Copy nothing but the part that opens with the line containing "Emit a Python" and closes with the line containing "import plotly.graph_objects as go". Do not include pictures.

━━━ Supplied data ━━━

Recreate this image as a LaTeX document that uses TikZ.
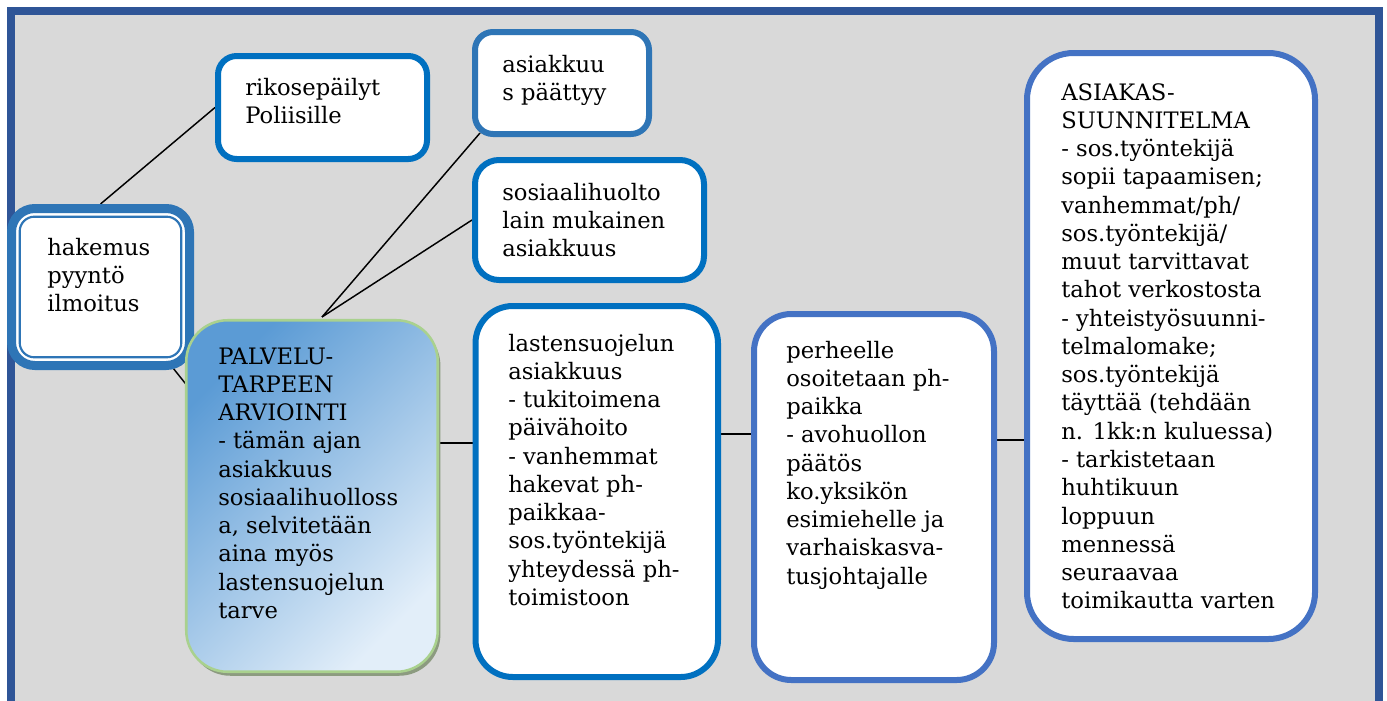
\documentclass[tikz,border=0pt]{standalone}
\usepackage{fontspec}
\setmainfont{DejaVu Serif}
\usetikzlibrary{calc,shadows}
\definecolor{framec}{HTML}{2F5597}
\definecolor{bgc}{HTML}{D9D9D9}
\definecolor{blueA}{HTML}{0070C0}
\definecolor{blueB}{HTML}{2E75B6}
\definecolor{blueC}{HTML}{4472C4}
\definecolor{greenb}{HTML}{A9D18E}
\definecolor{gradA}{HTML}{5B9BD5}
\definecolor{gradB}{HTML}{E2EEF9}
\definecolor{shadowc}{HTML}{8C9B80}
\newcommand{\linesblock}[1]{\parbox[t]{300pt}{\raggedright #1}}
\pgfdeclarelayer{background}
\pgfsetlayers{background,main}
\begin{document}
\begin{tikzpicture}[x=0.75pt,y=-0.75pt,
  box/.style={draw, fill=white, rectangle, inner sep=0pt, line width=4.5pt},
  conn/.style={draw=black, line width=1.1pt},
  txt/.style={anchor=base west, inner sep=0pt, font=\fontsize{17pt}{21.2pt}\selectfont, text=black}]
\useasboundingbox (0,0) rectangle (1387,700);

% boxes
\node[box, draw=blueB, line width=6.75pt, rounded corners=17.5pt,
      minimum width=178*0.75pt, minimum height=157*0.75pt] (hak) at (100.5,287) {};
\node[box, draw=blueA, rounded corners=14pt,
      minimum width=209*0.75pt, minimum height=103*0.75pt] (rik) at (322.5,107.5) {};
\node[box, draw=blueB, rounded corners=13.5pt,
      minimum width=174*0.75pt, minimum height=102*0.75pt] (asi) at (562,83) {};
\node[box, draw=blueA, rounded corners=18pt,
      minimum width=229*0.75pt, minimum height=120*0.75pt] (sos) at (589.5,220) {};
\node[draw=greenb, line width=1.9pt, rectangle, inner sep=0pt, rounded corners=31pt,
      top color=gradA, bottom color=gradB, shading angle=45,
      drop shadow={shadow xshift=2pt, shadow yshift=-3pt, fill=shadowc, opacity=1},
      minimum width=251.5*0.75pt, minimum height=351.5*0.75pt] (pal) at (312,496) {};
\node[box, draw=blueA, rounded corners=28pt,
      minimum width=242.5*0.75pt, minimum height=371*0.75pt] (las) at (596.75,491.5) {};
\node[box, draw=blueC, rounded corners=28pt,
      minimum width=240*0.75pt, minimum height=366*0.75pt] (per) at (874,497) {};
\node[box, draw=blueC, rounded corners=35pt,
      minimum width=288*0.75pt, minimum height=586*0.75pt] (asu) at (1171,346) {};
\draw[blueB, line width=1.6pt, rounded corners=11pt]
  ($(hak.north west)+(12.7,12.7)$) rectangle ($(hak.south east)+(-12.7,-12.7)$);

% frame and connectors behind
\begin{pgfonlayer}{background}
  \begin{scope}
    \clip (0,0) rectangle (1387,700);
    \fill[bgc] (10,10) rectangle (1380,760);
    \draw[framec, line width=7.5*0.75pt] (10.75,10.75) rectangle (1379,760);
  \end{scope}
  \coordinate (apex) at ($(pal.north)+(10,-2)$);
  \draw[conn] (hak.north) -- (rik.west);
  \draw[conn] ($(hak.south east)+(-29,-12)$) -- ($(pal.north west)+(8,74)$);
  \draw[conn] (apex) -- ($(asi.south west)+(8,-4)$);
  \draw[conn] (apex) -- (sos.west);
  \coordinate (c1) at ($(pal.east)+(0,-53)$);
  \draw[conn] (c1) -- (c1 -| las.west);
  \coordinate (c2) at ($(las.east)+(0,-57.5)$);
  \draw[conn] (c2) -- (c2 -| per.west);
  \coordinate (c3) at ($(per.east)+(0,-57)$);
  \draw[conn] (c3) -- (c3 -| asu.west);
\end{pgfonlayer}

% texts
\node[txt] (thak) at (47,255) {\linesblock{hakemus\\pyyntö\\ilmoitus}};
\node[txt] (trik) at (245,95) {\linesblock{rikosepäilyt\\Poliisille}};
\node[txt] (tasi) at (502,72) {\linesblock{asiakkuu\\s päättyy}};
\node[txt] (tsos) at (502,200) {\linesblock{sosiaalihuolto\\lain mukainen\\asiakkuus}};
\node[txt] (tpal) at (218,364) {\linesblock{PALVELU-\\TARPEEN\\ARVIOINTI\\- tämän ajan\\asiakkuus\\sosiaalihuolloss\\a, selvitetään\\aina myös\\lastensuojelun\\tarve}};
\node[txt] (tlas) at (508,351) {\linesblock{lastensuojelun\\asiakkuus\\- tukitoimena\\päivähoito\\- vanhemmat\\hakevat ph-\\paikkaa-\\sos.työntekijä\\yhteydessä ph-\\toimistoon}};
\node[txt] (tper) at (786,358) {\linesblock{perheelle\\osoitetaan ph-\\paikka\\- avohuollon\\päätös\\ko.yksikön\\esimiehelle ja\\varhaiskasva-\\tusjohtajalle}};
\node[txt] (tasu) at (1061,100) {\linesblock{ASIAKAS-\\SUUNNITELMA\\- sos.työntekijä\\sopii tapaamisen;\\vanhemmat/ph/\\sos.työntekijä/\\muut tarvittavat\\tahot verkostosta\\- yhteistyösuunni-\\telmalomake;\\sos.työntekijä\\täyttää (tehdään\\n. 1kk:n kuluessa)\\- tarkistetaan\\huhtikuun\\loppuun\\mennessä\\seuraavaa\\toimikautta varten}};
\end{tikzpicture}
\end{document}
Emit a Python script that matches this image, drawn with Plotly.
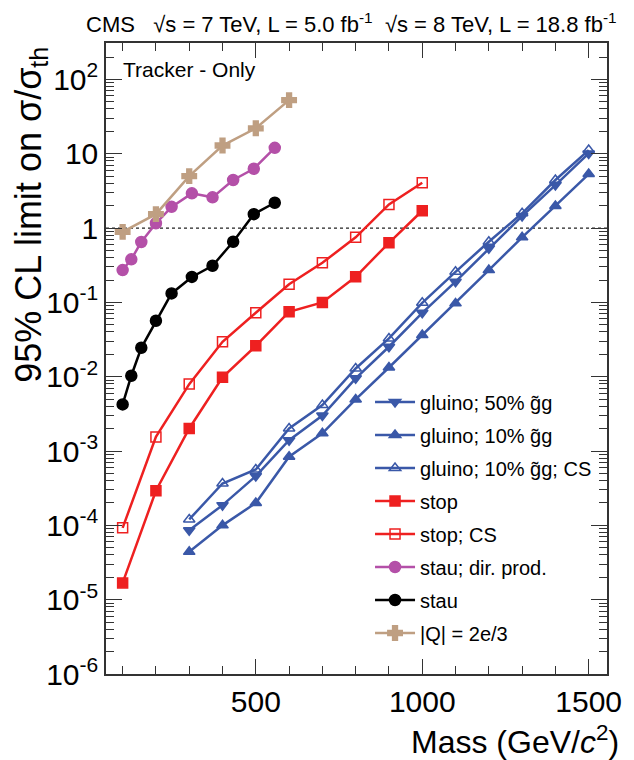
import plotly.graph_objects as go

# ---------------- data ----------------
gluino_mass = [300, 400, 500, 600, 700, 800, 900, 1000, 1100, 1200, 1300, 1400, 1500]
gluino_50 = [8.6e-5, 1.87e-4, 4.6e-4, 1.40e-3, 3.0e-3, 9.5e-3, 0.0253, 0.0724, 0.19, 0.533, 1.45, 3.79, 10.1]
gluino_10 = [4.4e-5, 1.0e-4, 2.0e-4, 8.4e-4, 1.73e-3, 4.94e-3, 0.0133, 0.0363, 0.097, 0.272, 0.75, 1.98, 5.33]
gluino_10_cs = [1.2e-4, 3.66e-4, 5.65e-4, 2.01e-3, 4.15e-3, 0.0129, 0.0327, 0.0988, 0.258, 0.654, 1.58, 4.43, 11.2]

stop_mass = [100, 200, 300, 400, 500, 600, 700, 800, 900, 1000]
stop = [1.68e-5, 2.92e-4, 2.01e-3, 9.8e-3, 0.026, 0.0748, 0.10, 0.221, 0.634, 1.71]
stop_cs = [9.25e-5, 1.55e-3, 7.95e-3, 0.0295, 0.0724, 0.175, 0.341, 0.75, 2.08, 4.07]

stau_mass = [100, 126, 156, 200, 247, 308, 370, 432, 494, 557]
stau_dir = [0.272, 0.38, 0.65, 1.16, 1.93, 2.93, 2.59, 4.43, 6.28, 12.0]
stau = [0.00424, 0.0103, 0.0245, 0.0566, 0.132, 0.22, 0.311, 0.654, 1.54, 2.19]

q23_mass = [100, 200, 300, 400, 500, 600]
q23 = [0.89, 1.54, 5.0, 12.9, 22.0, 52.7]

threshold = 1.0
x_range = [50, 1555]
y_exp_range = [-6, 2.49]

y_tick_vals = [1e-6, 1e-5, 1e-4, 1e-3, 1e-2, 1e-1, 1, 10, 100]
y_tick_text = ["10<sup>-6</sup>", "10<sup>-5</sup>", "10<sup>-4</sup>", "10<sup>-3</sup>",
               "10<sup>-2</sup>", "10<sup>-1</sup>", "1", "10", "10<sup>2</sup>"]
y_minor_vals = [k * 10.0 ** e for e in range(-6, 3) for k in range(2, 10) if k * 10.0 ** e < 10 ** 2.49]

BLUE = "#3a58a8"
RED = "#ee2020"
MAGENTA = "#b450a8"
TAN = "#bf9f82"
FONT = "Liberation Sans, Arial, sans-serif"

fig = go.Figure()

# threshold line
fig.add_trace(go.Scatter(x=x_range, y=[threshold, threshold], mode="lines",
                         line=dict(color="#222", width=1.2, dash="dot"),
                         showlegend=False, hoverinfo="skip"))

series = [
    ("gluino; 50% g\u0303g", gluino_mass, gluino_50, BLUE, "triangle-down", 10),
    ("gluino; 10% g\u0303g", gluino_mass, gluino_10, BLUE, "triangle-up", 10),
    ("gluino; 10% g\u0303g; CS", gluino_mass, gluino_10_cs, BLUE, "triangle-up-open", 10),
    ("stop", stop_mass, stop, RED, "square", 10),
    ("stop; CS", stop_mass, stop_cs, RED, "square-open", 10),
    ("stau; dir. prod.", stau_mass, stau_dir, MAGENTA, "circle", 11),
    ("stau", stau_mass, stau, "black", "circle", 11),
    ("|Q| = 2e/3", q23_mass, q23, TAN, "cross", 12),
]

for i, (name, xs, ys, col, sym, sz) in enumerate(series):
    fig.add_trace(go.Scatter(
        x=xs, y=ys, name=name, mode="lines+markers",
        line=dict(color=col, width=2.5),
        marker=dict(color=col, symbol=sym, size=sz,
                    line=dict(color=col, width=1.5)),
        legendgroup=f"g{i}",
    ))

axis_common = dict(
    showgrid=False, zeroline=False, showline=True, linecolor="#333", linewidth=1.5,
    mirror="ticks", ticks="inside", tickcolor="#333", tickwidth=1.2,
    tickfont=dict(family=FONT, size=30, color="black"),
)

fig.update_xaxes(
    range=x_range, tick0=0, dtick=500, ticklen=15,
    minor=dict(tick0=0, dtick=100, ticks="inside", ticklen=8, tickcolor="#333", tickwidth=1.2),
    **axis_common,
)
fig.update_yaxes(
    type="log", range=y_exp_range, tickmode="array", tickvals=y_tick_vals,
    ticktext=y_tick_text, ticklen=16,
    minor=dict(tickmode="array", tickvals=y_minor_vals, ticks="inside", ticklen=8,
               tickcolor="#333", tickwidth=1.2),
    **axis_common,
)

fig.update_layout(
    width=634, height=760,
    margin=dict(l=106, r=18, t=43, b=86),
    paper_bgcolor="white", plot_bgcolor="white",
    font=dict(family=FONT, color="black"),
    legend=dict(x=0.527, y=0.462, xanchor="left", yanchor="top",
                bgcolor="rgba(0,0,0,0)", font=dict(family=FONT, size=20),
                tracegroupgap=4, itemwidth=40),
    annotations=[
        dict(text="CMS   \u221as = 7 TeV, L = 5.0 fb<sup>-1</sup>  \u221as = 8 TeV, L = 18.8 fb<sup>-1</sup>",
             xref="paper", yref="paper", x=1.024, y=1.0, xanchor="right", yanchor="bottom",
             yshift=4, showarrow=False, font=dict(family=FONT, size=22)),
        dict(text="Tracker - Only", xref="paper", yref="paper", x=0.03, y=0.98,
             xanchor="left", yanchor="top", showarrow=False, font=dict(family=FONT, size=21)),
        dict(text="95% CL limit on \u03c3/\u03c3<sub>th</sub>", xref="paper", yref="paper",
             x=-0.15, y=1.0, xanchor="center", yanchor="top", textangle=-90, yshift=-2,
             showarrow=False, font=dict(family=FONT, size=36)),
        dict(text="Mass (GeV/<i>c</i><sup>2</sup>)", xref="paper", yref="paper",
             x=1.028, y=-0.14, xanchor="right", yanchor="bottom",
             showarrow=False, font=dict(family=FONT, size=32)),
    ],
)

fig.write_html("out.html")
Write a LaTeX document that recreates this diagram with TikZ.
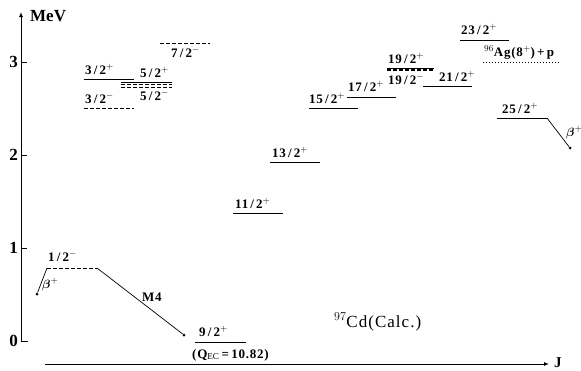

━━━

Answer in full:
Emit a Python script that matches this image, drawn with Plotly.
import plotly.graph_objects as go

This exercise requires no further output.